## begin

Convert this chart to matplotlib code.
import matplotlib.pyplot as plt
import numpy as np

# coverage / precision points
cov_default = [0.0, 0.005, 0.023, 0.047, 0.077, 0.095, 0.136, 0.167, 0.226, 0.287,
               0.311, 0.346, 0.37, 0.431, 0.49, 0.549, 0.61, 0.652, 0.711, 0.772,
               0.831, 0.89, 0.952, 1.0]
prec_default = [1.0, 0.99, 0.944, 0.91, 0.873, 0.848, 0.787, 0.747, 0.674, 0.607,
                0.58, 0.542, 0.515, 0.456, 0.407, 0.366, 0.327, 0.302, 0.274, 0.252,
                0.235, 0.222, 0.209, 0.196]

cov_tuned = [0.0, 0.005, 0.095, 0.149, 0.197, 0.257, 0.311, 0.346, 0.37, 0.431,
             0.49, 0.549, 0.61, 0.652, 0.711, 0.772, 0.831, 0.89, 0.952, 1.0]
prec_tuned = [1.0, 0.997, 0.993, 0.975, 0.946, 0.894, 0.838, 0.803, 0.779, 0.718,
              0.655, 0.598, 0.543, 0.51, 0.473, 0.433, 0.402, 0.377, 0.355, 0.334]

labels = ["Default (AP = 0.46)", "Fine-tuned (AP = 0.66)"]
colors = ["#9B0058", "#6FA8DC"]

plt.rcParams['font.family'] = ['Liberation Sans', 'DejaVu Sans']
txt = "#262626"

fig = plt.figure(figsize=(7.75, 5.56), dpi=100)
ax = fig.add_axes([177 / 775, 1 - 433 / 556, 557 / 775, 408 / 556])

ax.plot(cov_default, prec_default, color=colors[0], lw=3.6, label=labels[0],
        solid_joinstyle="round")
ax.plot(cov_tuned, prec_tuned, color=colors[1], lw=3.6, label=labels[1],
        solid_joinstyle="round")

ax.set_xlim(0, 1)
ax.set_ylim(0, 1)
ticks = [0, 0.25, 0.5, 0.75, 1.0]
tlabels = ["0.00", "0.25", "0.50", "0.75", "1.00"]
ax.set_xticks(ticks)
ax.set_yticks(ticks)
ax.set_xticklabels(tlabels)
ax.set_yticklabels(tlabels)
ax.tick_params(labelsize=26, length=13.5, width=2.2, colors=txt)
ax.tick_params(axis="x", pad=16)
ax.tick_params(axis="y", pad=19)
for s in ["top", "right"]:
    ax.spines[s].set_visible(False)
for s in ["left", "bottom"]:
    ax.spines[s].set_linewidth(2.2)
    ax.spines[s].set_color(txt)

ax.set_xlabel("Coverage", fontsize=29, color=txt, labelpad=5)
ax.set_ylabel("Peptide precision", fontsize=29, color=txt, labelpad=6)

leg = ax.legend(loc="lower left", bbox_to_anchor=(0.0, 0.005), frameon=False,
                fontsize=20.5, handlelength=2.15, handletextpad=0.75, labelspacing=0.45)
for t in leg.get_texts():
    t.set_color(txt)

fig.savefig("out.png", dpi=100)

## end

◆ **Description of the task**
Each line must be given again exactly as written above.

◆ **Correct result**
Convert this chart to matplotlib code.
import matplotlib.pyplot as plt
import numpy as np

# coverage / precision points
cov_default = [0.0, 0.005, 0.023, 0.047, 0.077, 0.095, 0.136, 0.167, 0.226, 0.287,
               0.311, 0.346, 0.37, 0.431, 0.49, 0.549, 0.61, 0.652, 0.711, 0.772,
               0.831, 0.89, 0.952, 1.0]
prec_default = [1.0, 0.99, 0.944, 0.91, 0.873, 0.848, 0.787, 0.747, 0.674, 0.607,
                0.58, 0.542, 0.515, 0.456, 0.407, 0.366, 0.327, 0.302, 0.274, 0.252,
                0.235, 0.222, 0.209, 0.196]

cov_tuned = [0.0, 0.005, 0.095, 0.149, 0.197, 0.257, 0.311, 0.346, 0.37, 0.431,
             0.49, 0.549, 0.61, 0.652, 0.711, 0.772, 0.831, 0.89, 0.952, 1.0]
prec_tuned = [1.0, 0.997, 0.993, 0.975, 0.946, 0.894, 0.838, 0.803, 0.779, 0.718,
              0.655, 0.598, 0.543, 0.51, 0.473, 0.433, 0.402, 0.377, 0.355, 0.334]

labels = ["Default (AP = 0.46)", "Fine-tuned (AP = 0.66)"]
colors = ["#9B0058", "#6FA8DC"]

plt.rcParams['font.family'] = ['Liberation Sans', 'DejaVu Sans']
txt = "#262626"

fig = plt.figure(figsize=(7.75, 5.56), dpi=100)
ax = fig.add_axes([177 / 775, 1 - 433 / 556, 557 / 775, 408 / 556])

ax.plot(cov_default, prec_default, color=colors[0], lw=3.6, label=labels[0],
        solid_joinstyle="round")
ax.plot(cov_tuned, prec_tuned, color=colors[1], lw=3.6, label=labels[1],
        solid_joinstyle="round")

ax.set_xlim(0, 1)
ax.set_ylim(0, 1)
ticks = [0, 0.25, 0.5, 0.75, 1.0]
tlabels = ["0.00", "0.25", "0.50", "0.75", "1.00"]
ax.set_xticks(ticks)
ax.set_yticks(ticks)
ax.set_xticklabels(tlabels)
ax.set_yticklabels(tlabels)
ax.tick_params(labelsize=26, length=13.5, width=2.2, colors=txt)
ax.tick_params(axis="x", pad=16)
ax.tick_params(axis="y", pad=19)
for s in ["top", "right"]:
    ax.spines[s].set_visible(False)
for s in ["left", "bottom"]:
    ax.spines[s].set_linewidth(2.2)
    ax.spines[s].set_color(txt)

ax.set_xlabel("Coverage", fontsize=29, color=txt, labelpad=5)
ax.set_ylabel("Peptide precision", fontsize=29, color=txt, labelpad=6)

leg = ax.legend(loc="lower left", bbox_to_anchor=(0.0, 0.005), frameon=False,
                fontsize=20.5, handlelength=2.15, handletextpad=0.75, labelspacing=0.45)
for t in leg.get_texts():
    t.set_color(txt)

fig.savefig("out.png", dpi=100)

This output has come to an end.